For the past 61 years they’ve been inseparable.

“I lived for Saturdays and Sundays, and Wednesday nights. That was the peak of your week,” said Grace, “you worked, but it was Wednesday today so I would see him tonight that kind of thing.”

For decades, the Myatts and Hardisons never once sent a text or called each other, a concept society today could never imagine.

“Electrical data, there is nothing personal about it,” said Jim, “the personal meeting and talking. You can’t even go out to eat a meal now without having to text a message to someone. It’s really taking away the personalities involved with the personal touch, the immediate presence.”

From their early dating days to today, the couples credit the longevity of their marriage to personal communication and a love triangle with god- not technology.

“Saturday night I’d say I’ll be back Sunday afternoon or Sunday night. And that was it,” said Gene, “you didn’t get home and call and say I can’t make it.”

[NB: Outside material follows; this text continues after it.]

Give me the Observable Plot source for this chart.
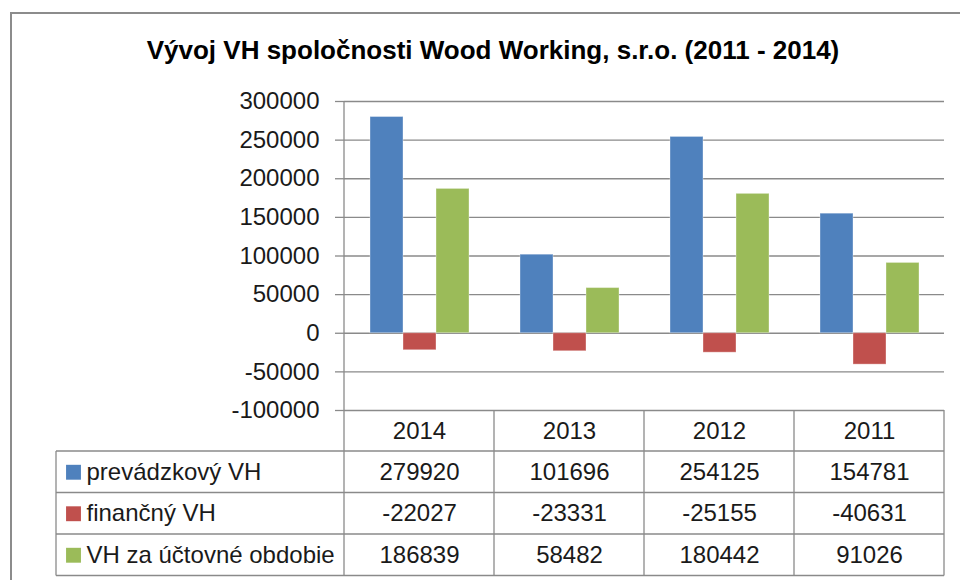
<!DOCTYPE html>
<html><head><meta charset="utf-8">
<script src="https://cdn.jsdelivr.net/npm/d3@7"></script>
<script src="https://cdn.jsdelivr.net/npm/@observablehq/plot@0.6"></script>
<style>
body{margin:0;background:#fff;}
#wrap{position:relative;width:960px;height:580px;overflow:hidden;font-family:"Liberation Sans",Arial,sans-serif;background:#fff;}
#frame{position:absolute;left:10px;top:12px;width:1000px;height:700px;border-left:2px solid #8c8c8c;border-top:2px solid #8c8c8c;}
#title{position:absolute;left:0;width:986px;top:35px;line-height:30px;text-align:center;font-size:26px;font-weight:bold;color:#000;}
#chart{position:absolute;left:0;top:80px;}
</style></head>
<body><div id="wrap"><div id="frame"></div><div id="title">Vývoj VH spoločnosti Wood Working, s.r.o. (2011 - 2014)</div><div id="chart"></div></div>
<script>
const years = ["2014", "2013", "2012", "2011"];
const seriesNames = ["prevádzkový VH", "finančný VH", "VH za účtovné obdobie"];
const prevadzkovyVH = [279920, 101696, 254125, 154781];
const financnyVH = [-22027, -23331, -25155, -40631];
const vhZaObdobie = [186839, 58482, 180442, 91026];
const seriesColors = ["#4F81BD", "#C0504D", "#9BBB59"];
const yTicks = [-100000, -50000, 0, 50000, 100000, 150000, 200000, 250000, 300000];

const seriesValues = [prevadzkovyVH, financnyVH, vhZaObdobie];
const rows = years.flatMap((yr, i) => seriesNames.map((s, j) => ({year: yr, series: s, value: seriesValues[j][i]})));

const lineColor = "#8a8a8a";
const headerH = 41, rowH = 41.5;
const textFont = "'Liberation Sans', Arial, sans-serif";

const tableMarks = [];
// header (years)
tableMarks.push(Plot.text(years, {fx: d => d, text: d => d, frameAnchor: "bottom", lineAnchor: "middle", dy: headerH / 2, fontSize: 24}));
seriesNames.forEach((name, j) => {
  const cy = headerH + rowH * (j + 0.5);
  tableMarks.push(Plot.text(rows.filter(r => r.series === name), {fx: "year", text: d => String(d.value), frameAnchor: "bottom", lineAnchor: "middle", dy: cy, fontSize: 24}));
  tableMarks.push(Plot.text([name], {fx: () => years[0], text: d => d, frameAnchor: "bottom-left", lineAnchor: "middle", textAnchor: "start", dx: -258, dy: cy, fontSize: 24}));
  tableMarks.push(Plot.dot([name], {fx: () => years[0], frameAnchor: "bottom-left", dx: -271, dy: cy, symbol: "square", r: 8.4, fill: seriesColors[j], stroke: null}));
});

const plot = Plot.plot({
  width: 960, height: 500,
  marginLeft: 344, marginRight: 16, marginTop: 21, marginBottom: 170,
  style: {fontFamily: textFont, fontSize: "24px", color: "#1a1a1a", background: "transparent", overflow: "visible"},
  fx: {domain: years, padding: 0, axis: null},
  x: {domain: seriesNames, paddingInner: 0, paddingOuter: 0.75, axis: null},
  y: {domain: [yTicks[0], yTicks[yTicks.length - 1]], axis: null},
  color: {domain: seriesNames, range: seriesColors},
  marks: [
    Plot.gridY(yTicks, {stroke: lineColor, strokeOpacity: 1, strokeWidth: 1.3}),
    Plot.barY(rows, {fx: "year", x: "series", y: "value", fill: "series", stroke: "white", strokeOpacity: 0.35, strokeWidth: 1}),
    Plot.axisY(yTicks, {label: null, tickSize: 9, tickPadding: 16, tickFormat: d => String(d), fontSize: 24, stroke: lineColor, strokeWidth: 1.3}),
    ...tableMarks
  ]
});
document.getElementById("chart").appendChild(plot);

// table grid lines + value axis line, placed with Plot's own scales
const fx = plot.scale("fx"), y = plot.scale("y");
const left = fx.apply(years[0]);
const right = fx.apply(years[years.length - 1]) + fx.bandwidth;
const yb = y.apply(yTicks[0]), yt = y.apply(yTicks[yTicks.length - 1]);
const tableBottom = yb + headerH + rowH * seriesNames.length;
const tableLeft = 56;
const g = d3.select(plot).append("g").attr("stroke", lineColor).attr("stroke-width", 1.3);
g.append("line").attr("x1", left).attr("x2", left).attr("y1", yt).attr("y2", tableBottom);
years.forEach(yr => {
  const xr = fx.apply(yr) + fx.bandwidth;
  g.append("line").attr("x1", xr).attr("x2", xr).attr("y1", yb).attr("y2", tableBottom);
});
for (let k = 0; k <= seriesNames.length; k++) {
  const yy = yb + headerH + rowH * k;
  g.append("line").attr("x1", tableLeft).attr("x2", right).attr("y1", yy).attr("y2", yy);
}
g.append("line").attr("x1", tableLeft).attr("x2", tableLeft).attr("y1", yb + headerH).attr("y2", tableBottom);
</script>
</body></html>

“If you didn’t make it you were in trouble,” said Grace.

Life’s greatest moments were celebrated and struggles were talked through.

“We are an imperfect people living in an imperfect world. There has to be give and take,” said Jim, “I’m not a perfect person and she’s not, but we recognize that and respect.”

“In other words, you treat her like a queen and in return she treats you like a king,” said Gene, “that’s what life needs to be and ott to be.”

Communication and faith in one another is what they say strengthens their marriage to see another tomorrow.

“I love him just as more than I did when I first met him,” said Grace.

“Same here,” adds Gene.

“I’d do anything for him to make him happy,” said Grace.

“I want to be here for her for whatever comes, I sure do,” said Gene.